§ **Provided data**
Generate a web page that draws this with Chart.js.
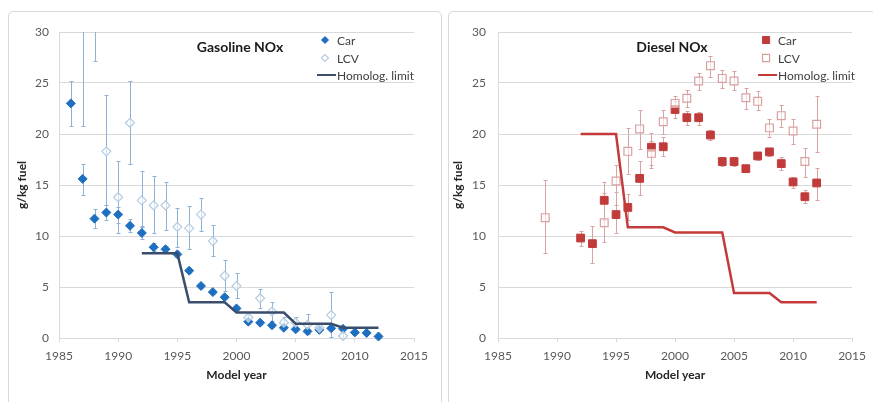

--

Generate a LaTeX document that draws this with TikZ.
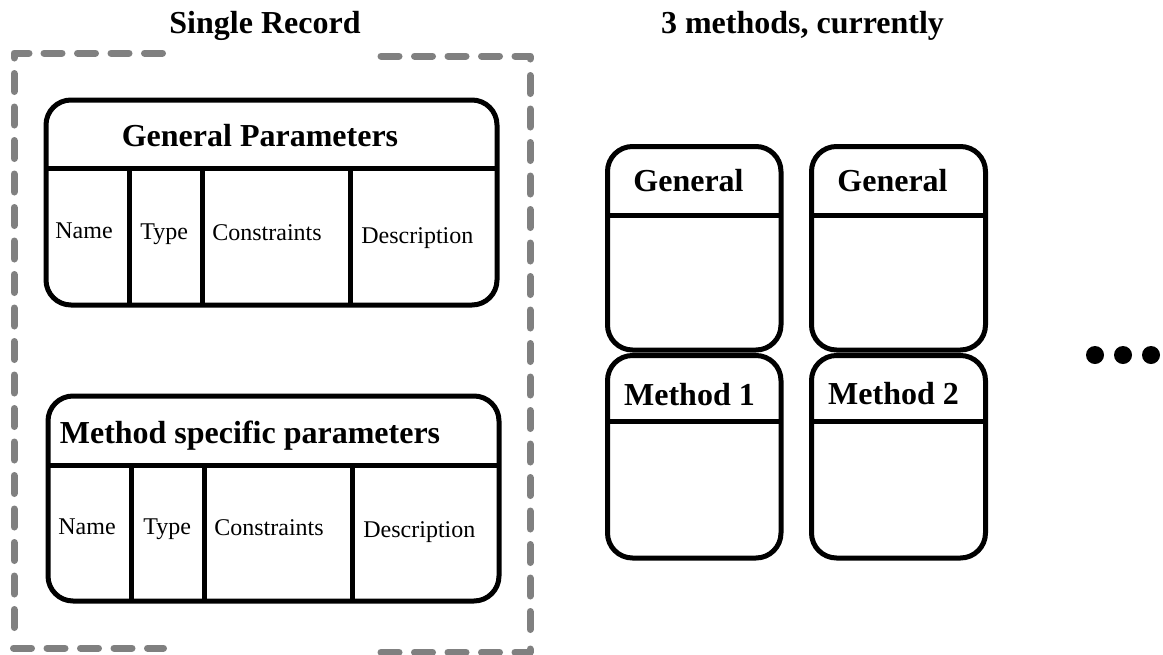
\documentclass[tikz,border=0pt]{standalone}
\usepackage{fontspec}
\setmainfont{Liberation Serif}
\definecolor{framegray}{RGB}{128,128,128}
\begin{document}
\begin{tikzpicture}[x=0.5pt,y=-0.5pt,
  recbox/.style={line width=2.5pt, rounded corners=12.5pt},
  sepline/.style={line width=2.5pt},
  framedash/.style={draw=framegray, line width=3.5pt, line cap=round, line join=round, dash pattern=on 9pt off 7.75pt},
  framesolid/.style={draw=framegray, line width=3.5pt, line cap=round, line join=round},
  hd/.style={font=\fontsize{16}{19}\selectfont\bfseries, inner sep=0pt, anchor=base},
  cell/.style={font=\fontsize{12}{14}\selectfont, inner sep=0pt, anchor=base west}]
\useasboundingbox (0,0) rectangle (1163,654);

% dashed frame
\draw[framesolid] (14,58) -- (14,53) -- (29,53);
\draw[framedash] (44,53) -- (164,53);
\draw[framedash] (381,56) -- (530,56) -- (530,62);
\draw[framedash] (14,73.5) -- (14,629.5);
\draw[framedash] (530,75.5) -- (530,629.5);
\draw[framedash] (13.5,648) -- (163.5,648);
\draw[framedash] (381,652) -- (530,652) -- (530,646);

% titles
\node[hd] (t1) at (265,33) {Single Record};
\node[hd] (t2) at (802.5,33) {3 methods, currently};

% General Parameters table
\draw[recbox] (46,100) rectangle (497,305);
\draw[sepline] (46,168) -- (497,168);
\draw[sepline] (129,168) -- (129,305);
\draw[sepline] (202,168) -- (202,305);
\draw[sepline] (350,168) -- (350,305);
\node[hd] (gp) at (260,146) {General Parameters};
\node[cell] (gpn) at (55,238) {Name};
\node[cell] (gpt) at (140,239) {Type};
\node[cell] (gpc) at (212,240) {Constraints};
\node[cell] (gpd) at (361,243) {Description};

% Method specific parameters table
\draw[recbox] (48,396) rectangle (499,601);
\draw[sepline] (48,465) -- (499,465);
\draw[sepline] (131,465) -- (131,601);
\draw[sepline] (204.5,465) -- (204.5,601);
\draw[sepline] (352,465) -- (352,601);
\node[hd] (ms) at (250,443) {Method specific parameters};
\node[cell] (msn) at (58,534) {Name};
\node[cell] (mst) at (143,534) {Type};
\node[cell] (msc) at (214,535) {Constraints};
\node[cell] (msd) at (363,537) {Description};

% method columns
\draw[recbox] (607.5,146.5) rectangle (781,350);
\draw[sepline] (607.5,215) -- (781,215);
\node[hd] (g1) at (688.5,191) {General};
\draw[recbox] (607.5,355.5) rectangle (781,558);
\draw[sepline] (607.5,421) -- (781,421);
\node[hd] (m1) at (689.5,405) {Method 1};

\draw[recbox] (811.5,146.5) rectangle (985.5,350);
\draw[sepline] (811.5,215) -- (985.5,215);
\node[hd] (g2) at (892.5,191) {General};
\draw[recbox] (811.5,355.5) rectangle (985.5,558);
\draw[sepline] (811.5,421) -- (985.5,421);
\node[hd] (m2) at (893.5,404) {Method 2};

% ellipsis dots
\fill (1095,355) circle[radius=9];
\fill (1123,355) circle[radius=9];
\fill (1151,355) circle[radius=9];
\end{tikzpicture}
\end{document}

§ **Exercise directions**
Print exactly the lines from the line containing "Generate a LaTeX" through the line containing "(msd) at (363,537)", and omit any picture found among them.

§ **Problem solution**
Generate a LaTeX document that draws this with TikZ.
\documentclass[tikz,border=0pt]{standalone}
\usepackage{fontspec}
\setmainfont{Liberation Serif}
\definecolor{framegray}{RGB}{128,128,128}
\begin{document}
\begin{tikzpicture}[x=0.5pt,y=-0.5pt,
  recbox/.style={line width=2.5pt, rounded corners=12.5pt},
  sepline/.style={line width=2.5pt},
  framedash/.style={draw=framegray, line width=3.5pt, line cap=round, line join=round, dash pattern=on 9pt off 7.75pt},
  framesolid/.style={draw=framegray, line width=3.5pt, line cap=round, line join=round},
  hd/.style={font=\fontsize{16}{19}\selectfont\bfseries, inner sep=0pt, anchor=base},
  cell/.style={font=\fontsize{12}{14}\selectfont, inner sep=0pt, anchor=base west}]
\useasboundingbox (0,0) rectangle (1163,654);

% dashed frame
\draw[framesolid] (14,58) -- (14,53) -- (29,53);
\draw[framedash] (44,53) -- (164,53);
\draw[framedash] (381,56) -- (530,56) -- (530,62);
\draw[framedash] (14,73.5) -- (14,629.5);
\draw[framedash] (530,75.5) -- (530,629.5);
\draw[framedash] (13.5,648) -- (163.5,648);
\draw[framedash] (381,652) -- (530,652) -- (530,646);

% titles
\node[hd] (t1) at (265,33) {Single Record};
\node[hd] (t2) at (802.5,33) {3 methods, currently};

% General Parameters table
\draw[recbox] (46,100) rectangle (497,305);
\draw[sepline] (46,168) -- (497,168);
\draw[sepline] (129,168) -- (129,305);
\draw[sepline] (202,168) -- (202,305);
\draw[sepline] (350,168) -- (350,305);
\node[hd] (gp) at (260,146) {General Parameters};
\node[cell] (gpn) at (55,238) {Name};
\node[cell] (gpt) at (140,239) {Type};
\node[cell] (gpc) at (212,240) {Constraints};
\node[cell] (gpd) at (361,243) {Description};

% Method specific parameters table
\draw[recbox] (48,396) rectangle (499,601);
\draw[sepline] (48,465) -- (499,465);
\draw[sepline] (131,465) -- (131,601);
\draw[sepline] (204.5,465) -- (204.5,601);
\draw[sepline] (352,465) -- (352,601);
\node[hd] (ms) at (250,443) {Method specific parameters};
\node[cell] (msn) at (58,534) {Name};
\node[cell] (mst) at (143,534) {Type};
\node[cell] (msc) at (214,535) {Constraints};
\node[cell] (msd) at (363,537) {Description};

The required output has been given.